Once we reach adult age, we often think that we’re unable to learn any new skills. It’s commonly thought that people who are talented at things learned those skills much earlier. However, that’s not true. While it’s easier to pick up new skills as a young person, you can continue to learn at any age. It just takes time and perseverance. It’s easy to become frustrated when a new skill doesn’t come to you quickly, and you may feel as though you merely are bad at the task. However, few people are great at something the first time they try it. Skills take time and practice to master.
With a growth mindset, instead of viewing this as a failure, you see it instead as an opportunity. It’s an opportunity to learn more about yourself and your abilities, and an opportunity to test your patience and how open you are to new experiences. People with a growth mindset routinely seek out new experiences as a chance to continue learning and growing. They’re less likely to get stuck in a rut because they welcome these new things.

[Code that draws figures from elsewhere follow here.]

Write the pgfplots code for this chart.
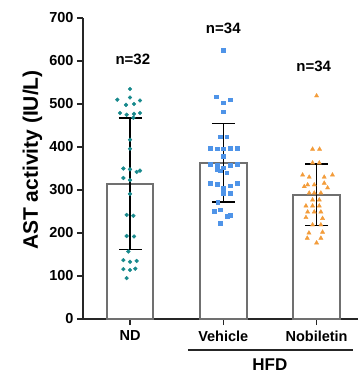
\documentclass[border=0pt]{standalone}
\usepackage{pgfplots}
\pgfplotsset{compat=1.18}
\usepackage{fontspec}
\setmainfont{Liberation Sans}
\definecolor{ndc}{HTML}{17898C}
\definecolor{vehc}{HTML}{4F94E8}
\definecolor{nobc}{HTML}{F39C3A}
\definecolor{barc}{HTML}{707070}
\begin{document}
\begin{tikzpicture}
\path[use as bounding box] (-83pt,-55pt) rectangle (276pt,319pt);
\begin{axis}[
  at={(0,0)}, anchor=south west,
  scale only axis, width=275pt, height=301pt,
  xmin=-0.504, xmax=2.444, ymin=0, ymax=700,
  axis x line*=bottom, axis y line*=left,
  axis line style={-, line width=1.5pt, black!85},
  every tick/.style={line width=1.3pt, black!85},
  tick align=outside, major tick length=6pt,
  ytick={0,100,...,700},
  xtick={0,1,2}, xticklabels={ND,Vehicle,Nobiletin},
  /pgf/number format/assume math mode=true,
  tick label style={font=\fontsize{14.5}{16}\selectfont\bfseries},
  xticklabel style={yshift=-2pt},
  ylabel={AST activity (IU/L)},
  ylabel style={font=\fontsize{21}{24}\selectfont\bfseries, at={(axis description cs:-0.184,0.528)}, anchor=center},
  clip=false,
]
% bars
\addplot[ybar, bar width=0.5, bar shift=0pt, draw=barc, fill=white, line width=2.2pt]
  coordinates {(0,314.5) (1,363.5) (2,288.5)};
% error bars
\addplot[draw=none, mark=none, forget plot,
  error bars/.cd, y dir=both, y explicit,
  error bar style={draw=black, line width=1.6pt},
  error mark options={draw=black, rotate=90, mark size=11.5pt, line width=1.6pt}]
  coordinates {(0,314.5) +- (0,152.5) (1,363.5) +- (0,91.5) (2,288.5) +- (0,71.5)};
% ND points
\addplot[only marks, mark=*, mark size=1.9pt, ndc, mark options={draw=ndc, fill=ndc}]
  coordinates {
  (0,535) (-0.136,510) (0,515) (0.107,508) (-0.043,498) (0.043,500)
  (-0.107,479) (-0.036,475) (0.043,477) (0.107,479) (0.036,468)
  (0,417) (0,396)
  (-0.071,350) (0,348) (0.071,342) (0.107,345)
  (-0.071,328) (0,323)
  (0,291)
  (-0.036,242) (0.036,240)
  (-0.036,193) (0.043,192)
  (-0.018,157)
  (-0.071,137) (0,133) (0.071,135)
  (-0.071,116) (0,114) (0.057,117)
  (-0.036,95)};
% Vehicle points
\addplot[only marks, mark=square*, mark size=1.9pt, vehc, mark options={draw=vehc, fill=vehc}]
  coordinates {
  (1,626)
  (0.925,517) (1,503) (1.075,510)
  (1,482)
  (0.964,424) (1.036,424)
  (0.86,398) (0.932,396) (1,396) (1.075,398) (1.146,398)
  (1,378)
  (0.86,360) (0.932,357) (1,352) (1.075,357) (1.146,360)
  (0.964,345) (1.036,340) (0.932,347)
  (0.86,316) (0.932,314) (1,305) (1.075,310) (1.146,316)
  (1,293) (1.075,292)
  (0.968,254) (0.9,250)
  (1.04,239) (1.075,241)
  (0.968,223) (0.94,272)};
% Nobiletin points
\addplot[only marks, mark=triangle*, mark size=2.4pt, nobc, mark options={draw=nobc, fill=nobc}]
  coordinates {
  (2,519)
  (1.957,395) (2.032,395)
  (1.957,363) (2.029,363)
  (1.85,335) (1.921,330) (2.082,330) (2.17,335)
  (1.868,308) (1.904,312) (1.975,312) (2.082,316) (2.118,305)
  (1.921,293) (1.975,293) (2.046,293)
  (1.957,277) (2.029,277)
  (1.886,263) (1.957,263) (2.029,263)
  (1.904,249) (1.975,249) (2.046,249)
  (1.886,236) (2.064,234)
  (1.957,219) (2.046,219)
  (1.918,200) (2.064,202)
  (1.9,188) (2.046,188)
  (2,177)};
% n labels
\node[font=\fontsize{15}{17}\selectfont\bfseries] at (axis cs:0.03,603) {n=32};
\node[font=\fontsize{15}{17}\selectfont\bfseries] at (axis cs:1,677) {n=34};
\node[font=\fontsize{15}{17}\selectfont\bfseries] at (axis cs:1.97,587) {n=34};
% HFD bracket
\draw[line width=1.5pt, black!85] (axis cs:0.62,-72) -- (axis cs:2.39,-72);
\node[font=\fontsize{17}{19}\selectfont\bfseries] at (axis cs:1.5,-106) {HFD};
\end{axis}
\end{tikzpicture}
\end{document}
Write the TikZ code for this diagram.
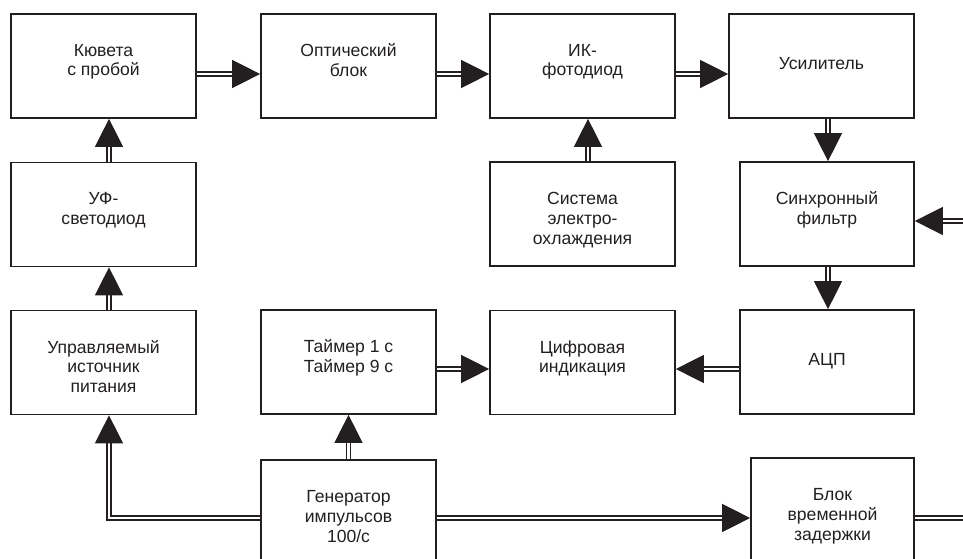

Adopting the growth mindset will help to improve both your personal and professional life. To adopt a growth mindset, start by rewarding yourself for going through the process of learning, instead of for the outcome. Record the entire process, even the parts where you struggled, and see how those struggles link to the result of learning. When you succeed at something, instead of attributing it to your inherent ability at that task, think instead of the process it took you to get to that. Compare your ability level of when you first started working on that skill to where it is now, and recognize the learning process you took to master that skill.